## BEGIN

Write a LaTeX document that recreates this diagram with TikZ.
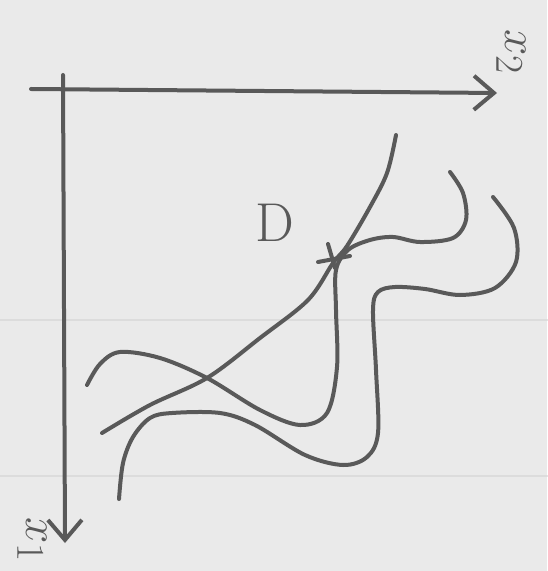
\documentclass[tikz,border=0pt]{standalone}
\usetikzlibrary{arrows.meta}
\definecolor{paper}{HTML}{EAEAEA}
\definecolor{ink}{HTML}{595959}
\definecolor{ruling}{HTML}{DCDCDC}

\begin{document}
\begin{tikzpicture}[x=0.5pt, y=-0.5pt, line cap=round, line join=round,
    pen/.style={draw=ink, line width=2pt},
    curve/.style={pen, smooth, tension=0.55},
    lbl/.style={text=ink, font=\Huge, inner sep=0pt},
    >={Straight Barb[length=10pt,width=17pt]}]
    % sheet of paper
    \fill[paper] (0,0) rectangle (547,571);
    \useasboundingbox (0,0) rectangle (547,571);
    \draw[ruling, line width=1pt] (0,320) -- (547,320);
    \draw[ruling, line width=1pt] (0,476) -- (547,476);

    % axes
    \coordinate (htail) at (31,89);
    \coordinate (htip) at (497,93);
    \coordinate (vtail) at (63,75);
    \coordinate (vtip) at (65,543);
    \draw[pen, ->] (htail) -- (htip);
    \draw[pen, ->] (vtail) -- (vtip);

    \node (xtwo) [lbl, rotate=-90, scale=0.95] at (511,52) {$x_2$};
    \node (xone) [lbl, rotate=-90, scale=0.95] at (32,540) {$x_1$};
    \node (dlabel) [lbl, scale=1.1] at (275,223) {D};

    % the three curves
    \draw[curve] plot coordinates {(102,433) (150,405) (207,378) (260,338)
        (308,300) (333,263) (347,246) (370,207) (387,173) (396,135)};
    \draw[curve] plot coordinates {(87,385) (100,364) (120,352) (160,358)
        (207,378) (260,410) (300,425) (327,413) (337,367) (336,310)
        (336,270) (348,250) (370,240) (393,237) (420,242) (453,238)
        (466,220) (463,193) (450,172)};
    \draw[curve] plot coordinates {(119,499) (123,463) (133,437) (150,418)
        (172,413) (220,413) (255,425) (305,455) (343,465) (367,457)
        (378,433) (376,370) (373,310) (378,292) (395,287) (425,289)
        (460,295) (495,288) (516,262) (514,228) (493,197)};

    % mark at D
    \coordinate (dmark) at (333,259);
    \draw[pen] (dmark) ++(-15,3) -- ++(32,-6);
    \draw[pen] (dmark) ++(-5,-15) -- ++(7,24);
\end{tikzpicture}
\end{document}
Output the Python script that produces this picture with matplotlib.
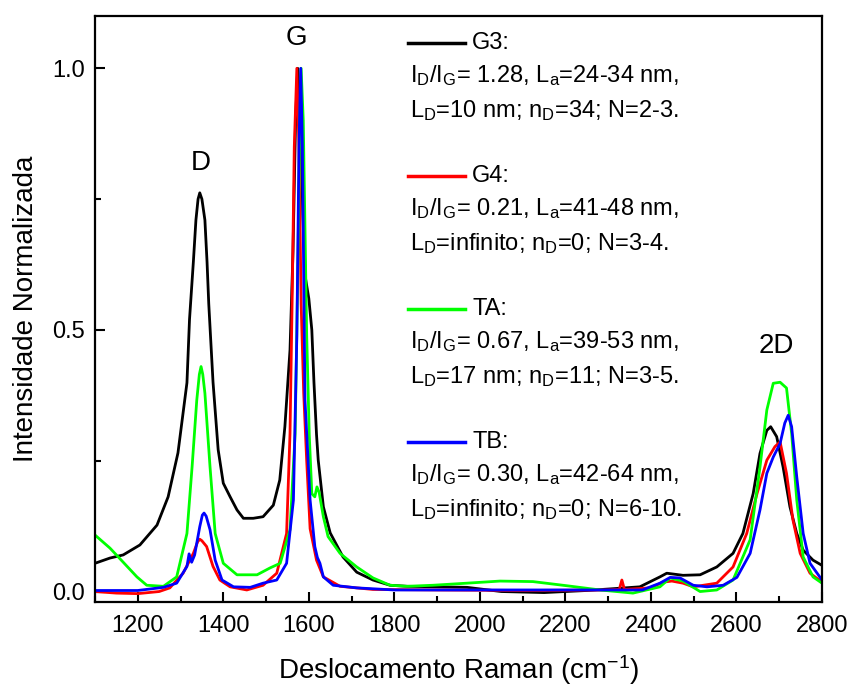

## END

Skip the images and write out the rest of the listing exactly.

Write a LaTeX document that recreates this diagram with TikZ.
\documentclass[tikz,border=0pt]{standalone}
\usetikzlibrary{arrows.meta}
\definecolor{paper}{HTML}{EAEAEA}
\definecolor{ink}{HTML}{595959}
\definecolor{ruling}{HTML}{DCDCDC}

\begin{document}
\begin{tikzpicture}[x=0.5pt, y=-0.5pt, line cap=round, line join=round,
    pen/.style={draw=ink, line width=2pt},
    curve/.style={pen, smooth, tension=0.55},
    lbl/.style={text=ink, font=\Huge, inner sep=0pt},
    >={Straight Barb[length=10pt,width=17pt]}]
    % sheet of paper
    \fill[paper] (0,0) rectangle (547,571);
    \useasboundingbox (0,0) rectangle (547,571);
    \draw[ruling, line width=1pt] (0,320) -- (547,320);
    \draw[ruling, line width=1pt] (0,476) -- (547,476);

    % axes
    \coordinate (htail) at (31,89);
    \coordinate (htip) at (497,93);
    \coordinate (vtail) at (63,75);
    \coordinate (vtip) at (65,543);
    \draw[pen, ->] (htail) -- (htip);
    \draw[pen, ->] (vtail) -- (vtip);

    \node (xtwo) [lbl, rotate=-90, scale=0.95] at (511,52) {$x_2$};
    \node (xone) [lbl, rotate=-90, scale=0.95] at (32,540) {$x_1$};
    \node (dlabel) [lbl, scale=1.1] at (275,223) {D};

    % the three curves
    \draw[curve] plot coordinates {(102,433) (150,405) (207,378) (260,338)
        (308,300) (333,263) (347,246) (370,207) (387,173) (396,135)};
    \draw[curve] plot coordinates {(87,385) (100,364) (120,352) (160,358)
        (207,378) (260,410) (300,425) (327,413) (337,367) (336,310)
        (336,270) (348,250) (370,240) (393,237) (420,242) (453,238)
        (466,220) (463,193) (450,172)};
    \draw[curve] plot coordinates {(119,499) (123,463) (133,437) (150,418)
        (172,413) (220,413) (255,425) (305,455) (343,465) (367,457)
        (378,433) (376,370) (373,310) (378,292) (395,287) (425,289)
        (460,295) (495,288) (516,262) (514,228) (493,197)};

    % mark at D
    \coordinate (dmark) at (333,259);
    \draw[pen] (dmark) ++(-15,3) -- ++(32,-6);
    \draw[pen] (dmark) ++(-5,-15) -- ++(7,24);
\end{tikzpicture}
\end{document}
Output the Python script that produces this picture with matplotlib.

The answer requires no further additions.